Trump afirmó sentirse “honrado” y “sorprendido” por la decisión, aunque la rapidez de la ejecución ha alimentado sospechas de que el cambio estaba planeado con antelación.
“Cualquier acción presidencial puede ser revertida por el siguiente mandatario”, advirtió Riley. “Apostaría a que el nombre de Trump no permanecerá en el Kennedy Center después de enero de 2029”.
Vanidad, provocación y legado
Más allá de la legalidad de cada medida, la pregunta central en Washington es qué busca Trump con esta estrategia de omnipresencia nominal. Para algunos, se trata de una combinación de vanidad personal y provocación política. Para otros, refleja un cálculo más profundo sobre el legado histórico.
Tras abandonar la Casa Blanca en 2021 en medio de una profunda polarización y luego de alentar las protestas que derivaron en el asalto al Capitolio, Trump parece decidido a asegurarse un lugar visible en la historia nacional, incluso si ese lugar resulta efímero.
“Tal vez no confía en que quienes vengan después vayan a honrar su memoria como él cree que merece”, señaló un analista político cercano al debate. “Así que prefiere hacerlo ahora, mientras tiene el poder para imponerlo”.

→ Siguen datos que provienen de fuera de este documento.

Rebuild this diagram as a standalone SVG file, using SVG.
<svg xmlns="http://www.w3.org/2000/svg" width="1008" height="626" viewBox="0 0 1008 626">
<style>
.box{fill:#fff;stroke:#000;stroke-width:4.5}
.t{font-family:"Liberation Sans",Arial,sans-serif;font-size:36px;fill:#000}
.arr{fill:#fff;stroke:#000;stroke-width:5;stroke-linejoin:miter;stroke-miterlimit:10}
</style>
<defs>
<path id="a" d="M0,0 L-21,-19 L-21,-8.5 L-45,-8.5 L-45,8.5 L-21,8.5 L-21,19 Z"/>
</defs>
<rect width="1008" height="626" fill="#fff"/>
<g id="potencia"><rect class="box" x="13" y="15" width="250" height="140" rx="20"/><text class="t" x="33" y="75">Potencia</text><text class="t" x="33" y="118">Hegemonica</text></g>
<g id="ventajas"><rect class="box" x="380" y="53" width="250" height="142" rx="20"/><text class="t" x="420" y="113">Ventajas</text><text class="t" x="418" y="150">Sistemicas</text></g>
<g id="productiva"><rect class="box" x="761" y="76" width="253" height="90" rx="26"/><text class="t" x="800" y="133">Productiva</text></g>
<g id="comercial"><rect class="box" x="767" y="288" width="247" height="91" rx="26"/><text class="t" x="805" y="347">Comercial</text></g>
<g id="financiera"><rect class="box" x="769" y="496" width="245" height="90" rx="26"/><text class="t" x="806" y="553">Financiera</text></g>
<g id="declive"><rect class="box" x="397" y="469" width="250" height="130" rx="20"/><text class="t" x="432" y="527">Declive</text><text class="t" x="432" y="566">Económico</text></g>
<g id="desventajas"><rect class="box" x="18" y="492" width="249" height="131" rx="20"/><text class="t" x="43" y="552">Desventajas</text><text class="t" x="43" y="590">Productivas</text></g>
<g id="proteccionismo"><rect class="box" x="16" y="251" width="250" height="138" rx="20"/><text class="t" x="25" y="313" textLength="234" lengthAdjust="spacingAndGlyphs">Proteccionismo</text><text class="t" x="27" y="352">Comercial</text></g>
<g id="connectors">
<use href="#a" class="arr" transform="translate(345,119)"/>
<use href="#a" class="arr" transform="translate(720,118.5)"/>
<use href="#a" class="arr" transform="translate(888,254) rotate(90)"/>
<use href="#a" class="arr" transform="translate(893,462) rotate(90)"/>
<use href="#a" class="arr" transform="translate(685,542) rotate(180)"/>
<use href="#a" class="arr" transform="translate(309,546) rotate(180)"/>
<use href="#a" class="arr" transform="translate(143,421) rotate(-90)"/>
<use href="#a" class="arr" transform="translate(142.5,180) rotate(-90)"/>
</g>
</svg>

A medida que Estados Unidos se acerca al 250º aniversario de su fundación, y con la posibilidad de que nuevos monumentos lleven su nombre, pocos en Washington se atreven a descartar cuál será el próximo símbolo nacional en sumarse a la lista. En la capital, la única certeza parece ser que la huella de Trump —al menos en letras de molde— seguirá expandiéndose mientras dure su mandato.